Code that draws figures:
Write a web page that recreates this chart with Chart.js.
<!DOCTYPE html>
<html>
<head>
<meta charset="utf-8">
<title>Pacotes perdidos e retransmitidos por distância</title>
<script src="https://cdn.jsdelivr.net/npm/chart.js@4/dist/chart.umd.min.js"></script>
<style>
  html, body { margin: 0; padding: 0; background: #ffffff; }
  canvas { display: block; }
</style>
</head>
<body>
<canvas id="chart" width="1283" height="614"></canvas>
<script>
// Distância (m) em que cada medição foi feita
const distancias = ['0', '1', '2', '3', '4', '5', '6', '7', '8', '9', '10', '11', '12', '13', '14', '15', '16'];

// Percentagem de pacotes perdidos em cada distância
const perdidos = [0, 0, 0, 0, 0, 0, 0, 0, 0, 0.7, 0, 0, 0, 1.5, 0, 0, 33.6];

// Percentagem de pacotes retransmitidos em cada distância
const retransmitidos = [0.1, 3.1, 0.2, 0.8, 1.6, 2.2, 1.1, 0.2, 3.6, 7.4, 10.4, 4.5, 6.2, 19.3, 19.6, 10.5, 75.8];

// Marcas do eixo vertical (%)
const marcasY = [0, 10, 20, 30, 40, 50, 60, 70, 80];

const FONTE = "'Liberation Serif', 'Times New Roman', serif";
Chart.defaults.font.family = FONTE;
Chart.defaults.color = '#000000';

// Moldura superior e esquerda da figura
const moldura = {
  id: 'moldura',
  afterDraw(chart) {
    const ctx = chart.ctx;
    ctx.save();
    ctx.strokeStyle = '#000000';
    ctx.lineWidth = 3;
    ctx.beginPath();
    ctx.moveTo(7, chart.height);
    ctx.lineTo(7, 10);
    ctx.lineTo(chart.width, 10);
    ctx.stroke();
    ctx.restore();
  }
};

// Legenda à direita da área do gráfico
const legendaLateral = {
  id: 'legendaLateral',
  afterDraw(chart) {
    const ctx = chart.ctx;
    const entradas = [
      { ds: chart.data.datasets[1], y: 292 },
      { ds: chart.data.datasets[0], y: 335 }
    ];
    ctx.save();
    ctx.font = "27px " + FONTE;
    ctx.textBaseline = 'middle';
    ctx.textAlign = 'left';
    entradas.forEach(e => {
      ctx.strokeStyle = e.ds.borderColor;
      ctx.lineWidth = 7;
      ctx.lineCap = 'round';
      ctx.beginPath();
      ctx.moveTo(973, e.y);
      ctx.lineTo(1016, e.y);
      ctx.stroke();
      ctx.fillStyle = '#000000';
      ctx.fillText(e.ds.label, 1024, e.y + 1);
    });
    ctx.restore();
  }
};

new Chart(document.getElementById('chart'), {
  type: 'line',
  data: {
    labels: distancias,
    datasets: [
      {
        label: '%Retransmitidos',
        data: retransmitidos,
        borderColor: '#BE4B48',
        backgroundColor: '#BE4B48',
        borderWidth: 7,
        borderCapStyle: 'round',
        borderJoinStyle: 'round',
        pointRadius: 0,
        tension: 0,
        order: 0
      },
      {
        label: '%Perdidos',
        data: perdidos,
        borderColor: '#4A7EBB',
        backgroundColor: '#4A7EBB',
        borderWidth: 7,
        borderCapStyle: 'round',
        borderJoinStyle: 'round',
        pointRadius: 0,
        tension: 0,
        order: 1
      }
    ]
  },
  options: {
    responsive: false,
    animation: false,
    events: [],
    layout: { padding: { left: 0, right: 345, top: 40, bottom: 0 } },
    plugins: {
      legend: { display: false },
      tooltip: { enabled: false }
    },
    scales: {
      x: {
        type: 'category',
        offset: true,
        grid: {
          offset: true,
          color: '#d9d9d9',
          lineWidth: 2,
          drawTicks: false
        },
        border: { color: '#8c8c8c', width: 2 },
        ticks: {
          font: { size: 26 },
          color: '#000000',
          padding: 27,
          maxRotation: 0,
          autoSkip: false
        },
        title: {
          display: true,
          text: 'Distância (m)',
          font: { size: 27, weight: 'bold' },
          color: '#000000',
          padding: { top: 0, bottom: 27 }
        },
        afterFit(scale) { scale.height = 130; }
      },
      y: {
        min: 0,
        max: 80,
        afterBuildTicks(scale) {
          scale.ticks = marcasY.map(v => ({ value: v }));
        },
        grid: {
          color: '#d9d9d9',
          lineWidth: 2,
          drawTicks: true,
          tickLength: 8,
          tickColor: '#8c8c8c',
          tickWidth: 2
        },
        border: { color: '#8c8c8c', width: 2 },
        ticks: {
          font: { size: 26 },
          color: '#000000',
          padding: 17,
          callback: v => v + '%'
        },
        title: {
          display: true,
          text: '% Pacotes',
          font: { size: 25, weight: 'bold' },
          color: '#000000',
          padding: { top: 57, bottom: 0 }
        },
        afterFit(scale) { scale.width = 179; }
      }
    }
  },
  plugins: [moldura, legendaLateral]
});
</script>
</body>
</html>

--

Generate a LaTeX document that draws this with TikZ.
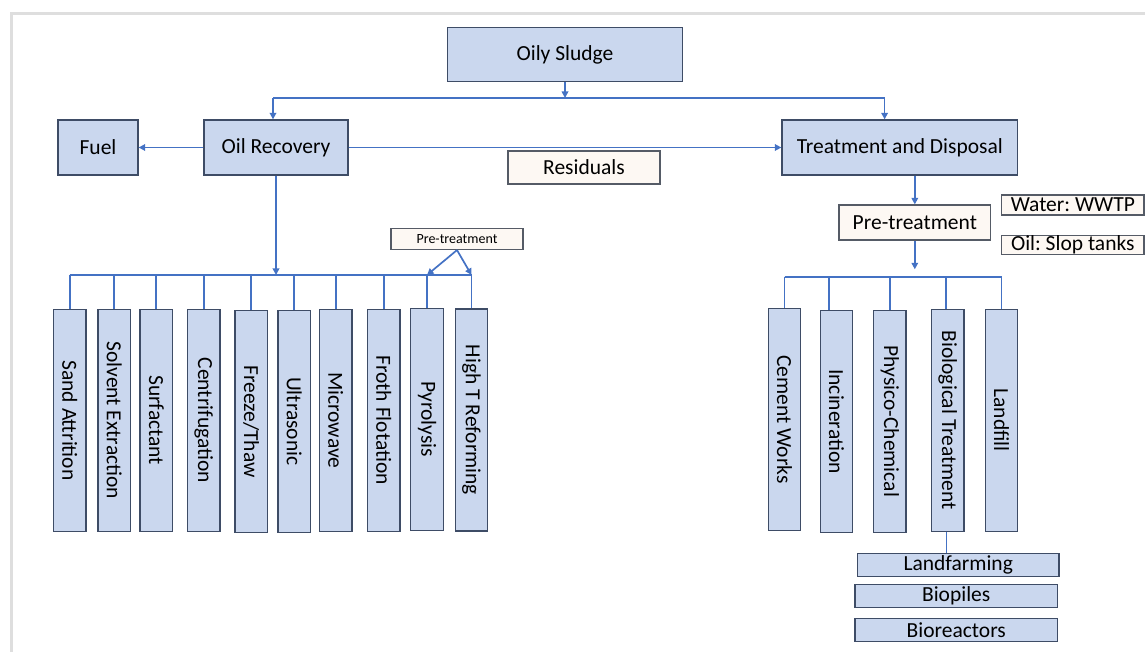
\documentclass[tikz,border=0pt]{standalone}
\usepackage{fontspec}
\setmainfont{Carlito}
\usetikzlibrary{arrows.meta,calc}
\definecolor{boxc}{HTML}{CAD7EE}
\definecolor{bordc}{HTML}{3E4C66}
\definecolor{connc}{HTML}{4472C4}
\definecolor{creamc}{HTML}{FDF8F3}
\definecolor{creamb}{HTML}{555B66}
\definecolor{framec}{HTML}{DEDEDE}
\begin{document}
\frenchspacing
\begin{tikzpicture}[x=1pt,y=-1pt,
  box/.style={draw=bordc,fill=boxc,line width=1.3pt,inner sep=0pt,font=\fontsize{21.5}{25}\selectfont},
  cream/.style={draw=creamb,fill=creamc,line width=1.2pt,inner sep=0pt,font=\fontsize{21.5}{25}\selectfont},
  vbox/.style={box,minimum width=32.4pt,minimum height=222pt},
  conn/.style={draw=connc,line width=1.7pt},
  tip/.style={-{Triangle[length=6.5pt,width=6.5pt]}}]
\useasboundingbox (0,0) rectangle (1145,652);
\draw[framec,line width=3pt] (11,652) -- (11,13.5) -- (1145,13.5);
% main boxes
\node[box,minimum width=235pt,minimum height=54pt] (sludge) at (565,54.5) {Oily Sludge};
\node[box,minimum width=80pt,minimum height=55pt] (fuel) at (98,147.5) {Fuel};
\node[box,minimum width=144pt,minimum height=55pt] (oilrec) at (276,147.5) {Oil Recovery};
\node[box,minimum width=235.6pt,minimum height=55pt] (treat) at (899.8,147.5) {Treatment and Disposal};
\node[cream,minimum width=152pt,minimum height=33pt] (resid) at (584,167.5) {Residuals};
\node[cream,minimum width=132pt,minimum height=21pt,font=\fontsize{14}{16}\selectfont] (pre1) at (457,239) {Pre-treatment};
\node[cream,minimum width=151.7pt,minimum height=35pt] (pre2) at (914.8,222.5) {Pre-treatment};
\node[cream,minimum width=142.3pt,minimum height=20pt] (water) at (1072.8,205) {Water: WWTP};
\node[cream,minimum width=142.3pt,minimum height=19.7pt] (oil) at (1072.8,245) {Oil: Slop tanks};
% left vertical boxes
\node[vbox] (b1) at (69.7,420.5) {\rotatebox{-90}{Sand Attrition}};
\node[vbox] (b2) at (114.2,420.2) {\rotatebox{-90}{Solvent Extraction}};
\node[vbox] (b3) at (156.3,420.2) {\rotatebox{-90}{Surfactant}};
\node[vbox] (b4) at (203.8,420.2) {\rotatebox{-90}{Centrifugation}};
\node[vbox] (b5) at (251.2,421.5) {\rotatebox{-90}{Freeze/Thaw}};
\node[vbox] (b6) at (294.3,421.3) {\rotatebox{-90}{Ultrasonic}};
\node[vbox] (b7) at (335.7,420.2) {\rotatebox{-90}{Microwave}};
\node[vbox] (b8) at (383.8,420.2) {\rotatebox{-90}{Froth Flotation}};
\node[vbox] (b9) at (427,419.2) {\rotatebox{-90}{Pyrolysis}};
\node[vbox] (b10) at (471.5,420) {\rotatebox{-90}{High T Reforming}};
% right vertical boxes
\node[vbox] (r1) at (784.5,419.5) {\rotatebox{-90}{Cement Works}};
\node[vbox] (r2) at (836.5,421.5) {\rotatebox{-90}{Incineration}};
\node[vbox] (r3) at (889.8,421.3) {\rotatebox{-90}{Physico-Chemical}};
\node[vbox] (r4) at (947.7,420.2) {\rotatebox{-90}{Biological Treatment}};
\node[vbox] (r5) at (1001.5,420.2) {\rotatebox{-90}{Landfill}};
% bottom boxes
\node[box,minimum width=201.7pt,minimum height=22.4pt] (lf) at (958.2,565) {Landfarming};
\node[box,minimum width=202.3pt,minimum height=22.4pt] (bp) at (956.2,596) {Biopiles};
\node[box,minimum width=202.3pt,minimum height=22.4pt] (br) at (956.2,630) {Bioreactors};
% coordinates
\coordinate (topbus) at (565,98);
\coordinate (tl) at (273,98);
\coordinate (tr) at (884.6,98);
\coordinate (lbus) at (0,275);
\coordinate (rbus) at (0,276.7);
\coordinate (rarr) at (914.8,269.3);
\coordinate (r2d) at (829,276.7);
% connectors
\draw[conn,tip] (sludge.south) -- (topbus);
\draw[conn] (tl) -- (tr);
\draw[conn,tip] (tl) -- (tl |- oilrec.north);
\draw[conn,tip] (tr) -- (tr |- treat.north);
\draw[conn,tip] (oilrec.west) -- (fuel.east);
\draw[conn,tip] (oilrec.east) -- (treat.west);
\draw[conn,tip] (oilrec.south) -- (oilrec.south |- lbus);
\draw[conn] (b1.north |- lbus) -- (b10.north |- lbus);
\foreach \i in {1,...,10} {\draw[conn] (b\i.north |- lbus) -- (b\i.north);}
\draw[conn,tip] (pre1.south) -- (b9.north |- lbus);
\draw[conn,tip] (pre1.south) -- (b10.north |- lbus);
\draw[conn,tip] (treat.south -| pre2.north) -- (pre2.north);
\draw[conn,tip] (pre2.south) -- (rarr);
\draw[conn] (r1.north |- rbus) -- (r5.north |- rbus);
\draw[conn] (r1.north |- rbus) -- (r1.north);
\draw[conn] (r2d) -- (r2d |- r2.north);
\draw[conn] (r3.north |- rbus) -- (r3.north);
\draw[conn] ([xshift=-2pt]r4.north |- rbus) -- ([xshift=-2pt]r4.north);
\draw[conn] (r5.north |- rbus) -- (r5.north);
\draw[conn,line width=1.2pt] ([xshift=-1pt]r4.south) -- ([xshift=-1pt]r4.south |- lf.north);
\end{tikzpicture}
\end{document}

(What you are asked to do) Identify the lines of the data that contain the word "this". Copy each of them.

(Exercise result)
Write a web page that recreates this chart with Chart.js.
Generate a LaTeX document that draws this with TikZ.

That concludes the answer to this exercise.